START Input material

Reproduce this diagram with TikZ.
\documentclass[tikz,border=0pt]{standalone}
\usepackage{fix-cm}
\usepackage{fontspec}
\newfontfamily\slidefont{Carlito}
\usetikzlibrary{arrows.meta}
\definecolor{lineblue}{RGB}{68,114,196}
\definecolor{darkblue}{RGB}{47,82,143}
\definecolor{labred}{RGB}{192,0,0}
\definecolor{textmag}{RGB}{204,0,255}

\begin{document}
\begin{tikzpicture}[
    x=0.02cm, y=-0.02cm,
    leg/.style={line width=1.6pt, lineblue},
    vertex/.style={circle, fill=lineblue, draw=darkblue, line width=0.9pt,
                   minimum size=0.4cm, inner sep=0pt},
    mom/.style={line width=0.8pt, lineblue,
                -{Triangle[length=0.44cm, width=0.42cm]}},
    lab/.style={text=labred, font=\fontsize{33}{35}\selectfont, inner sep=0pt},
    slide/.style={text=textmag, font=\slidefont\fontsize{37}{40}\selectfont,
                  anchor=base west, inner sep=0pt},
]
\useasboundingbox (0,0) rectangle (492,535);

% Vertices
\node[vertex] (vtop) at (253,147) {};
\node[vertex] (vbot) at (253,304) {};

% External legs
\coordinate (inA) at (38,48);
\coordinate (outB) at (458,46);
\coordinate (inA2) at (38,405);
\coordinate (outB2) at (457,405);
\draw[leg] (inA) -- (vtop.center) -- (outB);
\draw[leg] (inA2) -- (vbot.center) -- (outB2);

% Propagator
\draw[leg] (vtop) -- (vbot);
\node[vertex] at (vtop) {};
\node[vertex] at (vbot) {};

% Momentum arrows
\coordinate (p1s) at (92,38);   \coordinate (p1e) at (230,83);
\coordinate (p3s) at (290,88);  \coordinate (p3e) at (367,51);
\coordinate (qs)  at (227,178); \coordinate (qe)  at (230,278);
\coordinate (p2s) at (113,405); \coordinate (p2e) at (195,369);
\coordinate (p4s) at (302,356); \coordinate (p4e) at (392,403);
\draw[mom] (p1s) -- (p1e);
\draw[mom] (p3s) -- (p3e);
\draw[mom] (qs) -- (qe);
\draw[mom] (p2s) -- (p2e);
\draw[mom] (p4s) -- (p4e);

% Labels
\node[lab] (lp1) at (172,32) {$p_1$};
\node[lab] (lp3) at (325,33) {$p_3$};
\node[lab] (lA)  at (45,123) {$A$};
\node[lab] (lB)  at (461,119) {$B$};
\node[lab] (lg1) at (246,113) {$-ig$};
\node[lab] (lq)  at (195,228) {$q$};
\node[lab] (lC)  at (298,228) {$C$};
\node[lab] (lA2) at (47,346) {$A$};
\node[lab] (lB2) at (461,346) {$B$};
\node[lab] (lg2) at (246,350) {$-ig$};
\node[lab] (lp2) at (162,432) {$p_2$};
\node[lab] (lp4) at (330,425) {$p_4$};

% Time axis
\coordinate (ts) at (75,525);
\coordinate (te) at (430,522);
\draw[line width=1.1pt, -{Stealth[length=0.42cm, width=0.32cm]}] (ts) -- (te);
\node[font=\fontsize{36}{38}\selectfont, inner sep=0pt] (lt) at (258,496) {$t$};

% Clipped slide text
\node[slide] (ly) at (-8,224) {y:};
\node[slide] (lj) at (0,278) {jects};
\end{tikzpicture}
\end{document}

END Input material
START Input material

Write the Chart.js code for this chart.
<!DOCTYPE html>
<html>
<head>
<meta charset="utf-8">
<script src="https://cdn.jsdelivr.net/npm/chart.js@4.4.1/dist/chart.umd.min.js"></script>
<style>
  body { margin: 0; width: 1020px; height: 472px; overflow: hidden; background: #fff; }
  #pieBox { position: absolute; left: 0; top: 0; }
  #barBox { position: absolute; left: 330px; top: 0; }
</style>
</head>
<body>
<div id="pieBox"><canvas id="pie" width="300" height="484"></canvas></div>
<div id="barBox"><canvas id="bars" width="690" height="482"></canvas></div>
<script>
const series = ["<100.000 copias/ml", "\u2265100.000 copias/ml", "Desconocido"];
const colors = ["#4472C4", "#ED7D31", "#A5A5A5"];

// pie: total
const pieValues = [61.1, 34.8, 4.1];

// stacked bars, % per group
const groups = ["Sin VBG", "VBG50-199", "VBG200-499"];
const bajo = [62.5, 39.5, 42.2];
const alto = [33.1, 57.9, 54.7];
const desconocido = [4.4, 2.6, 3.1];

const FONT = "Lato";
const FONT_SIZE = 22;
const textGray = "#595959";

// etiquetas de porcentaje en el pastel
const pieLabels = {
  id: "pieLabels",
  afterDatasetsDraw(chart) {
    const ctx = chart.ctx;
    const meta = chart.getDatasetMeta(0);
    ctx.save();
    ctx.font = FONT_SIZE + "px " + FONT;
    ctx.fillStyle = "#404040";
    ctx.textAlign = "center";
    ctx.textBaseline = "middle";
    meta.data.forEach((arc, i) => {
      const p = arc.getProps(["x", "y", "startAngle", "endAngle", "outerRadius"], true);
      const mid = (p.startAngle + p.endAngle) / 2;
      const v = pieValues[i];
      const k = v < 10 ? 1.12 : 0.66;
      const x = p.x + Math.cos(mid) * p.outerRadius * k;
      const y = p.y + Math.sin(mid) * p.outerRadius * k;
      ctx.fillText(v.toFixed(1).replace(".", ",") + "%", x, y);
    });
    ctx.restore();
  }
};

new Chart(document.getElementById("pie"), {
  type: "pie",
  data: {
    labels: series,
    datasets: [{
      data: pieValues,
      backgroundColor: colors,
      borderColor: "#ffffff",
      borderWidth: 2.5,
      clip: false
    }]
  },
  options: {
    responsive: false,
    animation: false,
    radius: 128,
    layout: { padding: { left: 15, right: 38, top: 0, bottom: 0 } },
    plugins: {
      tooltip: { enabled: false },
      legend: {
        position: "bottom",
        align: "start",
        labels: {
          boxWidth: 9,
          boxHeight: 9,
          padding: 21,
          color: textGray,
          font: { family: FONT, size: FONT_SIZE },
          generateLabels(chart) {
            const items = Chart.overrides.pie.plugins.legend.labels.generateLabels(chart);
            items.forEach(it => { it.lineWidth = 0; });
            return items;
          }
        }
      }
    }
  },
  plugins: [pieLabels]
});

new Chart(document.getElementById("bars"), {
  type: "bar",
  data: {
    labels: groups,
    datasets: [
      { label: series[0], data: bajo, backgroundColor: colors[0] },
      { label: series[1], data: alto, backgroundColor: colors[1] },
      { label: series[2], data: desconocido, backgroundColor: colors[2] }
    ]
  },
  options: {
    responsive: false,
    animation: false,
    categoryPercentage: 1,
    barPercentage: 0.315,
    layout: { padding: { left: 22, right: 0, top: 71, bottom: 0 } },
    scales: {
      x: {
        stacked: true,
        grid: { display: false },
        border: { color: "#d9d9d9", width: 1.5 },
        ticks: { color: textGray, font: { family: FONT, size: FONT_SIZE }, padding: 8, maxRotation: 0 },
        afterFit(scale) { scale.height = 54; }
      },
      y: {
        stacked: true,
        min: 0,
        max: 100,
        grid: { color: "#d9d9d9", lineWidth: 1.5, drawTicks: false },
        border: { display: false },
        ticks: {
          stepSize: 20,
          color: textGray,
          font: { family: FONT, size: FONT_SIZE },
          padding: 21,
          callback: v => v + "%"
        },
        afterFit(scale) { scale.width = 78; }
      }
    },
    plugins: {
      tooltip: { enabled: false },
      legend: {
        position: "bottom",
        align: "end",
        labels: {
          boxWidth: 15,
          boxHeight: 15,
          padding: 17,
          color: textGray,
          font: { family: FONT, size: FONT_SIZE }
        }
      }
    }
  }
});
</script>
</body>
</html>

END Input material

## Task brief
Retype exactly what runs from the line containing "Write the Chart.js code for this chart." through the line containing "const pieValues = [61.1, 34.8, 4.1];", both lines included, and stop there.

## Reply
Write the Chart.js code for this chart.
<!DOCTYPE html>
<html>
<head>
<meta charset="utf-8">
<script src="https://cdn.jsdelivr.net/npm/chart.js@4.4.1/dist/chart.umd.min.js"></script>
<style>
  body { margin: 0; width: 1020px; height: 472px; overflow: hidden; background: #fff; }
  #pieBox { position: absolute; left: 0; top: 0; }
  #barBox { position: absolute; left: 330px; top: 0; }
</style>
</head>
<body>
<div id="pieBox"><canvas id="pie" width="300" height="484"></canvas></div>
<div id="barBox"><canvas id="bars" width="690" height="482"></canvas></div>
<script>
const series = ["<100.000 copias/ml", "\u2265100.000 copias/ml", "Desconocido"];
const colors = ["#4472C4", "#ED7D31", "#A5A5A5"];

// pie: total
const pieValues = [61.1, 34.8, 4.1];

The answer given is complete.